• **Written task**
In the listing below, find every line containing "this" and copy it out.

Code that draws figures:
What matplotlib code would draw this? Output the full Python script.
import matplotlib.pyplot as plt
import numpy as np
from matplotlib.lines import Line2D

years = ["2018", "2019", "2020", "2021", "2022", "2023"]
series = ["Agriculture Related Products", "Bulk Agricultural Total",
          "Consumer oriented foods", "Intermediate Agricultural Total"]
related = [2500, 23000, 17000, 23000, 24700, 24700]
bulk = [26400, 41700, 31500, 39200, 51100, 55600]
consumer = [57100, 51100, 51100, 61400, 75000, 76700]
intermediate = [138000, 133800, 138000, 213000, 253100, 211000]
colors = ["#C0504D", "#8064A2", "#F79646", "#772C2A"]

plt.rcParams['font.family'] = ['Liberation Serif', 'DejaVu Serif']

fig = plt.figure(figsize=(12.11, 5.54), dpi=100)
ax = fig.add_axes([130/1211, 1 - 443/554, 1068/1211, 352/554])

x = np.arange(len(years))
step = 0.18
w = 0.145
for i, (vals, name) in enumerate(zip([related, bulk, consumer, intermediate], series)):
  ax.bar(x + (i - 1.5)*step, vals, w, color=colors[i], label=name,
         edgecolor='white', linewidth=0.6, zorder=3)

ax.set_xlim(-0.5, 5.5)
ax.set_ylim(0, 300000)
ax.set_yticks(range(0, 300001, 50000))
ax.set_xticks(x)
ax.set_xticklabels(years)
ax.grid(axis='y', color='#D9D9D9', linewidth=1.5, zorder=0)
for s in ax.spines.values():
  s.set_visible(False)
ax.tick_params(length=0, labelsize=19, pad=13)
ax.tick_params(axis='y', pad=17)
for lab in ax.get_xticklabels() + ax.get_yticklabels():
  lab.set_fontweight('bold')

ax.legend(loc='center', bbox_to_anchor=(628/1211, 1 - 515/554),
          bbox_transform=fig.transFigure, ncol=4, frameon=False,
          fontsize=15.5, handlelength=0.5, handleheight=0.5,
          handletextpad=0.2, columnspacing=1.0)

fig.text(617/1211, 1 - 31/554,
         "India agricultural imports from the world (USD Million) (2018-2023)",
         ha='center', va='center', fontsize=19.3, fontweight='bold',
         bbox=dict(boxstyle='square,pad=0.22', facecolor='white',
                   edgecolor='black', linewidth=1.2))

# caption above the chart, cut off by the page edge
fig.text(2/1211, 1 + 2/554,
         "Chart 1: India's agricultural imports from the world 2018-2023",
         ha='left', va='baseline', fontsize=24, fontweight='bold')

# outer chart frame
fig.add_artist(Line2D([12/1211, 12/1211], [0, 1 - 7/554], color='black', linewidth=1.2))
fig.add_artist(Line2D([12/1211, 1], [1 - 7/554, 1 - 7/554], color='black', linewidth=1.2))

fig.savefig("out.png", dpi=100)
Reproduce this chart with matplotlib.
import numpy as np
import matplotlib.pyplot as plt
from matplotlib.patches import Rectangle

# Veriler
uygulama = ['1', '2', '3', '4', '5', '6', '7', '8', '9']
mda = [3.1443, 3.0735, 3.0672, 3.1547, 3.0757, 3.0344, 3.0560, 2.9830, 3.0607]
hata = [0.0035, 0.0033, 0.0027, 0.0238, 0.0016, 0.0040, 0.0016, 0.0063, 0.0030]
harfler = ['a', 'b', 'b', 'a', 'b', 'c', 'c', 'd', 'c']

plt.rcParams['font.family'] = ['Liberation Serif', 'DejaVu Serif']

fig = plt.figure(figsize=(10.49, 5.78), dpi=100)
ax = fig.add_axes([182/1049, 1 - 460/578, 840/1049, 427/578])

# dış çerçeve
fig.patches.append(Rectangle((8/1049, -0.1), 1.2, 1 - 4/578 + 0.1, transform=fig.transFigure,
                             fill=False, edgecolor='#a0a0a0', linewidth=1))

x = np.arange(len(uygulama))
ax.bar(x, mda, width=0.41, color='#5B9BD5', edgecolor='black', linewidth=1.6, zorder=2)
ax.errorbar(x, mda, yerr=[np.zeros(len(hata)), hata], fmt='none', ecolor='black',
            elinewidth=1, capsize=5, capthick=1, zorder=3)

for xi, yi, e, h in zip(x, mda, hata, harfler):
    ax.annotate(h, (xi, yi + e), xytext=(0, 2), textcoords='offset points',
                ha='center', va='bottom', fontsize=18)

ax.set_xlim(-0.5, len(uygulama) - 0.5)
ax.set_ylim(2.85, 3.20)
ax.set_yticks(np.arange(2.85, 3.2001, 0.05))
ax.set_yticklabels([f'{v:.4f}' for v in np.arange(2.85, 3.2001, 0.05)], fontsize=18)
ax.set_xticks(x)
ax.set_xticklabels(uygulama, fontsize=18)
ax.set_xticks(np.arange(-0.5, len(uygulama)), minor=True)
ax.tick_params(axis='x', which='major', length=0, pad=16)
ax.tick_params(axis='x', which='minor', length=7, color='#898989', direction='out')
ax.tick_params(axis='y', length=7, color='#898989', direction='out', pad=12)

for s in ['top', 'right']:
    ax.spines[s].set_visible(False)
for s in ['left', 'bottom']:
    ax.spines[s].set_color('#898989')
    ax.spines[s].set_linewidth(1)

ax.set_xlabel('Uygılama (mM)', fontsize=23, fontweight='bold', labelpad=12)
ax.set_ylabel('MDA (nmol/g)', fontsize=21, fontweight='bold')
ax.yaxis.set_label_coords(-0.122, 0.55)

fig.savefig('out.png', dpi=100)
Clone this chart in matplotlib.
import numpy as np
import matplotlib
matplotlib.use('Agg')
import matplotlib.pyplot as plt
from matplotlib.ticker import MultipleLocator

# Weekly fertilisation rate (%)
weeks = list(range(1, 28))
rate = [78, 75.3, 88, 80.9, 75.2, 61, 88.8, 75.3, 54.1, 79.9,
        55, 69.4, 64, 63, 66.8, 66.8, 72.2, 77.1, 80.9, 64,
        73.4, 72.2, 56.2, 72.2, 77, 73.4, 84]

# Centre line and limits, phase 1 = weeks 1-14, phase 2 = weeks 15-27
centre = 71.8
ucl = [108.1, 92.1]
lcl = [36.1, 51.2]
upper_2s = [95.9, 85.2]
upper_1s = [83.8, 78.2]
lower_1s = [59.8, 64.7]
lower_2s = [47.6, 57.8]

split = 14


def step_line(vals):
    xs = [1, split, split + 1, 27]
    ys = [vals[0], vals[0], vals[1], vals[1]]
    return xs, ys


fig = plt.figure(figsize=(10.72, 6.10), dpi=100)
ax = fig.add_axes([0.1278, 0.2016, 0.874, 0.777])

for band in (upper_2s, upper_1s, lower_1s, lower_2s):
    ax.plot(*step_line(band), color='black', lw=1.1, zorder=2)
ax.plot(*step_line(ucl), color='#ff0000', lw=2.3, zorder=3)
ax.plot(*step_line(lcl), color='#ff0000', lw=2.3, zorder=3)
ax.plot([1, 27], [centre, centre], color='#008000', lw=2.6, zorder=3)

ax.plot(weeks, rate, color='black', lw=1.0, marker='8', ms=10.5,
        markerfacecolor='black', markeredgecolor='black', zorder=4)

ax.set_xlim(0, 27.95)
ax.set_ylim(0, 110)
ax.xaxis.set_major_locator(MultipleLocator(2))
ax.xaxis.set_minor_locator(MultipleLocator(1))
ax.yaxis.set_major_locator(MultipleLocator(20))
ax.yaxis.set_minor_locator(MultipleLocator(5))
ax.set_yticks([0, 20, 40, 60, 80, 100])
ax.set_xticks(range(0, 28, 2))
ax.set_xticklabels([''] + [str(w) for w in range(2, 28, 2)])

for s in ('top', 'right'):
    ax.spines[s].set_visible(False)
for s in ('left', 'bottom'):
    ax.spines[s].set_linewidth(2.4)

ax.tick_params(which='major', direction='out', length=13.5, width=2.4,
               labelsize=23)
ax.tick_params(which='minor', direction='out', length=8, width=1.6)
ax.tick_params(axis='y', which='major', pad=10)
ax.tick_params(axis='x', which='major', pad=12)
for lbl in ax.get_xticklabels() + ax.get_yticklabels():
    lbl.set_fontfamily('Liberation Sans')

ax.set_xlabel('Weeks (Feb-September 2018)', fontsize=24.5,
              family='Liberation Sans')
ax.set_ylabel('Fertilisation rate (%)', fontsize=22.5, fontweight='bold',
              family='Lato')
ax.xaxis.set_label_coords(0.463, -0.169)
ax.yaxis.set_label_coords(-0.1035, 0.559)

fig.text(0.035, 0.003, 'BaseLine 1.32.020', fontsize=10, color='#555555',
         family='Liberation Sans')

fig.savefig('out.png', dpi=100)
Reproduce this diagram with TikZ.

• **The response**
What matplotlib code would draw this? Output the full Python script.
Reproduce this chart with matplotlib.
Clone this chart in matplotlib.
Reproduce this diagram with TikZ.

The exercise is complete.